Nada Solita, no es nada... pero si me gustaría que me diera un poco de pescao salao -un cacho de cherne o una vieja seca- y unas papitas y estamos en paz.
Mi madre le preparaba su pedido y salía de mi casa, más contento que unas pascuas.
Otro caso era el de Solita, una mujer repetidamente golpeada por la vida. Era muy amiga de mi madre. Solita, vivía casi pegado al Estadio Insular. Allí, en una amplia casa terrera, tenía en la entrada su taller de costura. Ella, decía mi madre, “cosía para la calle”. Así con ese trabajito, haciendo arreglos de la mañana a la noche, fue sacando a sus hijos adelante... Una, terminó magisterio, el varón, montó un taller de mecánica, la mayor, quedó ayudándola en sus trabajos de Corte y Confección y la última de las hembras, terminó enfermería.
Ella, Solita, sin más ayuda que su trabajo, fue sorteando las embestidas de la vida. Su marido, se fue a Venezuela en busca del dorado y nunca regresó. Solita era una mujer sufrida. El varón, Chano, en Ciudad Jardín, mientras caminaba por una de las estrechas aceras, un perro le ladró. Se asustó, pisó el filo de la acera y cayó a la carretera, con tanta mala fortuna que una furgoneta, le dio un tremendo golpe en la cabeza, que lo tuvo debatiendo entre la vida y la muerte... La más pequeña, ya situada y con un buen empleo, un día decidió suicidarse y consiguió su propósito.

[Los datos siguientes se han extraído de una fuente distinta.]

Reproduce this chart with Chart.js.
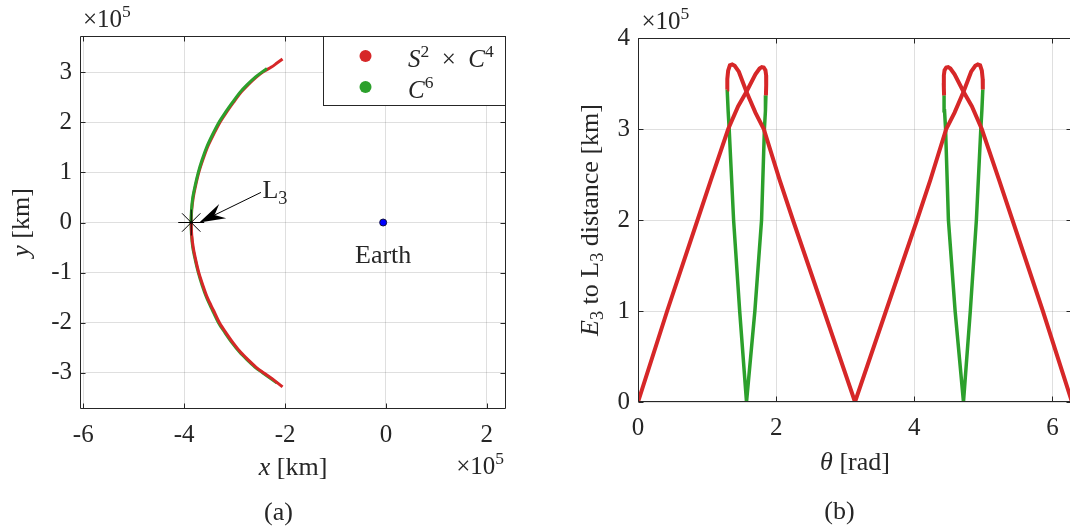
<!DOCTYPE html>
<html><head><meta charset="utf-8">
<script src="https://cdn.jsdelivr.net/npm/chart.js@4.4.1/dist/chart.umd.min.js"></script>
<style>
html,body{margin:0;padding:0;background:#fff;overflow:hidden;width:1070px;height:531px;}
#ca{position:absolute;left:0;top:0;}
#cb{position:absolute;left:540px;top:0;}
</style></head><body>
<canvas id="ca" width="540" height="531"></canvas>
<canvas id="cb" width="540" height="531"></canvas>
<script>
// ---------------- Panel (a): trajectories in the x-y plane (units of 1e5 km)
const arcRedX = [-2.05,-2.16,-2.27,-2.44,-2.57,-2.73,-2.87,-3.02,-3.16,-3.29,-3.42,-3.54,-3.63,-3.71,-3.77,-3.82,-3.85,-3.86,-3.85,-3.82,-3.77,-3.71,-3.63,-3.54,-3.42,-3.30,-3.17,-3.03,-2.87,-2.72,-2.56,-2.42,-2.25,-2.05];
const arcRedY = [3.26,3.18,3.10,3.00,2.90,2.75,2.60,2.40,2.20,2.00,1.75,1.50,1.25,1.00,0.75,0.50,0.25,0,-0.25,-0.50,-0.75,-1.00,-1.25,-1.50,-1.75,-2.00,-2.20,-2.40,-2.60,-2.75,-2.90,-3.00,-3.12,-3.28];
const arcGreenUpX = [-2.36,-2.46,-2.59,-2.75,-2.89,-3.04,-3.18,-3.31,-3.44,-3.555,-3.645,-3.72,-3.78,-3.83,-3.855,-3.865];
const arcGreenUpY = [3.07,3.00,2.90,2.75,2.60,2.40,2.20,2.00,1.75,1.50,1.25,1.00,0.75,0.50,0.25,0];
const arcGreenLowX = [-3.865,-3.855,-3.83,-3.78,-3.72,-3.645,-3.555,-3.44,-3.32,-3.19,-3.05,-2.89,-2.74,-2.58,-2.44,-2.16];
const arcGreenLowY = [0,-0.25,-0.50,-0.75,-1.00,-1.25,-1.50,-1.75,-2.00,-2.20,-2.40,-2.60,-2.75,-2.90,-3.00,-3.20];
const l3Point = [-3.86, 0];
const earthPoint = [-0.055, 0];
const l3ArrowTail = [-2.478, 0.60];
const l3ArrowTip = [-3.70, 0];
const xTicksA = [-6,-4,-2,0,2];
const yTicksA = [-3,-2,-1,0,1,2,3];

// ---------------- Panel (b): E3 to L3 distance vs theta (units of 1e5 km)
const redAT = [0,0.422,0.862,1.056,1.306,1.45,1.570,1.70,1.76,1.792,1.82,1.845,1.855,1.856,1.852];
const redAD = [0,1.0,2.0,2.44,3.0,3.25,3.41,3.60,3.665,3.68,3.675,3.645,3.59,3.48,3.37];
const redBT = [1.291,1.293,1.305,1.33,1.364,1.40,1.46,1.570,1.70,1.821,2.05,2.243,2.693,3.1416,3.590,4.040,4.233,4.462,4.583,4.713,4.823,4.883,4.919,4.953,4.978,4.990,4.992];
const redBD = [3.435,3.55,3.64,3.70,3.71,3.695,3.63,3.41,3.18,3.0,2.44,2.0,1.0,0,1.0,2.0,2.44,3.0,3.18,3.41,3.63,3.695,3.71,3.70,3.64,3.55,3.435];
const redCT = [4.431,4.427,4.428,4.438,4.463,4.491,4.523,4.583,4.713,4.833,4.977,5.227,5.421,5.861,6.2832];
const redCD = [3.37,3.48,3.59,3.645,3.675,3.68,3.665,3.60,3.41,3.25,3.0,2.44,2.0,1.0,0];
const greenAT = [1.852,1.845,1.83,1.789,1.692,1.571,1.472,1.384,1.32,1.305,1.291];
const greenAD = [3.37,3.2,3.0,2.0,1.0,0,1.0,2.0,3.0,3.2,3.435];
const greenBT = [4.992,4.978,4.963,4.899,4.811,4.712,4.591,4.494,4.453,4.438,4.431];
const greenBD = [3.435,3.2,3.0,2.0,1.0,0,1.0,2.0,3.0,3.2,3.37];
const xTicksB = [0,2,4,6];
const yTicksB = [0,1,2,3,4];

const RED = '#d62728', GREEN = '#2ca02c', AX = '#262626', GRID = 'rgba(38,38,38,0.15)';
const FONT = '"Liberation Serif", "Times New Roman", serif';
const pts = (xs, ys) => xs.map((x, i) => ({x, y: ys[i]}));

function setFont(ctx, size, italic) { ctx.font = (italic ? 'italic ' : '') + size + 'px ' + FONT; }
function segSize(s, size) { return (s.sub || s.sup) ? size * 0.7 : size; }
function richWidth(ctx, segs, size) {
  let w = 0;
  for (const s of segs) { setFont(ctx, segSize(s, size), s.it); w += ctx.measureText(s.t).width; }
  return w;
}
function drawRich(ctx, segs, x, y, size, align, rot) {
  ctx.save();
  ctx.translate(x, y);
  if (rot) ctx.rotate(rot);
  const w = richWidth(ctx, segs, size);
  let cx = align === 'center' ? -w / 2 : (align === 'right' ? -w : 0);
  ctx.fillStyle = AX; ctx.textBaseline = 'alphabetic'; ctx.textAlign = 'left';
  for (const s of segs) {
    const sz = segSize(s, size);
    setFont(ctx, sz, s.it);
    const dy = s.sub ? size * 0.22 : (s.sup ? -size * 0.4 : 0);
    ctx.fillText(s.t, cx, dy);
    cx += ctx.measureText(s.t).width;
  }
  ctx.restore();
}

const frame = {
  id: 'frame',
  afterDatasetsDraw(chart) {
    const {ctx, chartArea: a, scales: {x, y}} = chart;
    const L = 5;
    const l = Math.round(a.left) + 0.5, r = Math.round(a.right) - 0.5, t = Math.round(a.top) + 0.5, b = Math.round(a.bottom) - 0.5;
    ctx.save();
    ctx.strokeStyle = AX; ctx.lineWidth = 1;
    ctx.beginPath();
    for (const tk of x.ticks) {
      const px = Math.round(x.getPixelForValue(tk.value)) + 0.5;
      ctx.moveTo(px, b); ctx.lineTo(px, b - L);
      ctx.moveTo(px, t); ctx.lineTo(px, t + L);
    }
    for (const tk of y.ticks) {
      const py = Math.round(y.getPixelForValue(tk.value)) + 0.5;
      ctx.moveTo(l, py); ctx.lineTo(l + L, py);
      ctx.moveTo(r, py); ctx.lineTo(r - L, py);
    }
    ctx.rect(l, t, r - l, b - t);
    ctx.stroke();
    ctx.restore();
  }
};

function scaleOpts(min, max, ticksArr, isX, fit, pad) {
  return {
    type: 'linear', min, max, bounds: 'data',
    afterBuildTicks: s => { s.ticks = ticksArr.map(v => ({value: v})); },
    afterFit: s => { if (isX) s.height = fit; else s.width = fit; },
    ticks: {font: {family: FONT, size: 25}, color: AX, padding: pad, maxRotation: 0, autoSkip: false,
            callback: v => String(v)},
    grid: {color: GRID, lineWidth: 1, drawTicks: false},
    border: {display: false}
  };
}

const panelA = {
  id: 'panelA',
  afterDraw(chart) {
    const {ctx, chartArea: a, scales: {x, y}} = chart;
    // arrow to L3
    const tx = x.getPixelForValue(l3ArrowTail[0]), ty = y.getPixelForValue(l3ArrowTail[1]);
    const hx = x.getPixelForValue(l3ArrowTip[0]), hy = y.getPixelForValue(l3ArrowTip[1]);
    const dx = tx - hx, dy = ty - hy, len = Math.hypot(dx, dy);
    const ux = dx / len, uy = dy / len, nx = -uy, ny = ux;
    const HL = 26, HW = 8, NOTCH = 17;
    ctx.save();
    ctx.strokeStyle = '#000'; ctx.lineWidth = 1;
    ctx.beginPath(); ctx.moveTo(tx, ty); ctx.lineTo(hx + ux * NOTCH, hy + uy * NOTCH); ctx.stroke();
    ctx.fillStyle = '#000';
    ctx.beginPath();
    ctx.moveTo(hx, hy);
    ctx.lineTo(hx + ux * HL + nx * HW, hy + uy * HL + ny * HW);
    ctx.lineTo(hx + ux * NOTCH, hy + uy * NOTCH);
    ctx.lineTo(hx + ux * HL - nx * HW, hy + uy * HL - ny * HW);
    ctx.closePath(); ctx.fill();
    ctx.restore();
    drawRich(ctx, [{t: 'L'}, {t: '3', sub: 1}], tx + 1.5, ty + 6, 26, 'left');
    // Earth label
    const ex = x.getPixelForValue(earthPoint[0]), ey = y.getPixelForValue(earthPoint[1]);
    drawRich(ctx, [{t: 'Earth'}], ex, ey + 40, 26, 'center');
    // legend
    const bl = a.right - 183, bt = a.top, bw = 183, bh = 69;
    ctx.save();
    ctx.fillStyle = '#fff'; ctx.fillRect(bl, bt, bw, bh);
    ctx.strokeStyle = AX; ctx.lineWidth = 1;
    ctx.strokeRect(Math.round(bl) + 0.5, Math.round(bt) + 0.5, bw - 1, bh);
    const rows = [
      {color: chart.data.datasets[3].borderColor, segs: [{t: 'S', it: 1}, {t: '2', sup: 1}, {t: '  ×  '}, {t: 'C', it: 1}, {t: '4', sup: 1}]},
      {color: chart.data.datasets[2].borderColor, segs: [{t: 'C', it: 1}, {t: '6', sup: 1}]}
    ];
    rows.forEach((row, i) => {
      ctx.fillStyle = row.color;
      ctx.beginPath(); ctx.arc(bl + 42.5, bt + 20 + i * 31, 6, 0, Math.PI * 2); ctx.fill();
      drawRich(ctx, row.segs, bl + 85, bt + 30.5 + i * 31, 25, 'left');
    });
    ctx.restore();
    // titles
    drawRich(ctx, [{t: '×10'}, {t: '5', sup: 1}], a.left + 3, a.top - 9, 25, 'left');
    drawRich(ctx, [{t: '×10'}, {t: '5', sup: 1}], a.right - 2, a.bottom + 65, 25, 'right');
    drawRich(ctx, [{t: 'x', it: 1}, {t: ' [km]'}], (a.left + a.right) / 2, a.bottom + 66, 26, 'center');
    drawRich(ctx, [{t: 'y', it: 1}, {t: ' [km]'}], a.left - 51, (a.top + a.bottom) / 2, 26, 'center', -Math.PI / 2);
    drawRich(ctx, [{t: '(a)'}], 278.5, 519.5, 26, 'center');
  }
};

const panelB = {
  id: 'panelB',
  afterDraw(chart) {
    const {ctx, chartArea: a} = chart;
    drawRich(ctx, [{t: '×10'}, {t: '5', sup: 1}], a.left + 3.5, a.top - 9, 25, 'left');
    drawRich(ctx, [{t: 'θ', it: 1}, {t: ' [rad]'}], (a.left + a.right) / 2, a.bottom + 68, 26, 'center');
    drawRich(ctx, [{t: 'E', it: 1}, {t: '3', sub: 1}, {t: ' to L'}, {t: '3', sub: 1}, {t: ' distance [km]'}],
             a.left - 40.5, (a.top + a.bottom) / 2, 26, 'center', -Math.PI / 2);
    drawRich(ctx, [{t: '(b)'}], 299.5, 519, 26, 'center');
  }
};

const common = {
  responsive: false, animation: false, events: [],
  plugins: {legend: {display: false}, tooltip: {enabled: false}}
};

new Chart(document.getElementById('ca'), {
  type: 'scatter',
  data: {datasets: [
    {label: 'L3', data: [{x: l3Point[0], y: l3Point[1]}], pointStyle: 'star', pointRadius: 13,
     borderColor: '#000', borderWidth: 1, backgroundColor: 'rgba(0,0,0,0)'},
    {label: 'Earth', data: [{x: earthPoint[0], y: earthPoint[1]}], pointRadius: 3.5,
     backgroundColor: '#0000ff', borderColor: '#101040', borderWidth: 1},
    {label: 'C6 (upper)', data: pts(arcGreenUpX, arcGreenUpY), showLine: true, borderColor: GREEN, borderWidth: 3, pointRadius: 0, tension: 0.3},
    {label: 'S2 x C4', data: pts(arcRedX, arcRedY), showLine: true, borderColor: RED, borderWidth: 3, pointRadius: 0, tension: 0.3},
    {label: 'C6 (lower)', data: pts(arcGreenLowX, arcGreenLowY), showLine: true, borderColor: GREEN, borderWidth: 3, pointRadius: 0, tension: 0.3}
  ]},
  options: Object.assign({}, common, {
    layout: {padding: {left: 0, top: 36, right: 34, bottom: 0}},
    scales: {
      x: scaleOpts(-6.065, 2.38, xTicksA, true, 122, 11),
      y: scaleOpts(-3.72, 3.72, yTicksA, false, 80, 8)
    }
  }),
  plugins: [frame, panelA]
});

new Chart(document.getElementById('cb'), {
  type: 'scatter',
  data: {datasets: [
    {label: 'S2 x C4 a', data: pts(redAT, redAD), showLine: true, borderColor: RED, borderWidth: 4, pointRadius: 0, tension: 0},
    {label: 'S2 x C4 b', data: pts(redBT, redBD), showLine: true, borderColor: RED, borderWidth: 4, pointRadius: 0, tension: 0},
    {label: 'S2 x C4 c', data: pts(redCT, redCD), showLine: true, borderColor: RED, borderWidth: 4, pointRadius: 0, tension: 0},
    {label: 'C6 a', data: pts(greenAT, greenAD), showLine: true, borderColor: GREEN, borderWidth: 3.5, pointRadius: 0, tension: 0},
    {label: 'C6 b', data: pts(greenBT, greenBD), showLine: true, borderColor: GREEN, borderWidth: 3.5, pointRadius: 0, tension: 0}
  ]},
  options: Object.assign({}, common, {
    layout: {padding: {left: 0, top: 38, right: 8, bottom: 0}},
    scales: {
      x: scaleOpts(0, 6.2832, xTicksB, true, 129, 11),
      y: scaleOpts(0, 4, yTicksB, false, 98, 8)
    }
  }),
  plugins: [frame, panelB]
});
</script></body></html>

Mi madre y Solita, seguían frecuentándose y ayudándose. Mi madre, en ocasiones la ayudaba en los arreglos de costura o les preparaba algo de comer, mientras, Solita y su hija, se apresuraban para cumplir con los encargos. Eran como una piña.
Recuerdo que mi madre, le hacía unos dibujos, para que adornara algunos vestidos de las niñas.
Pero lo que más me quedó grabado, es que la casa de Solita, repetidamente golpeada con dureza, nunca faltó esa lucha por superar la adversidad.
Hoy, cierto es que cuando se acercan estas fiestas me gusta tirar la vista atrás y recordar algunos momentos vividos con mi madre. Historias que bien darían para escribir, un buen libro.
Los tiempos han cambiado pero mis recuerdos, no.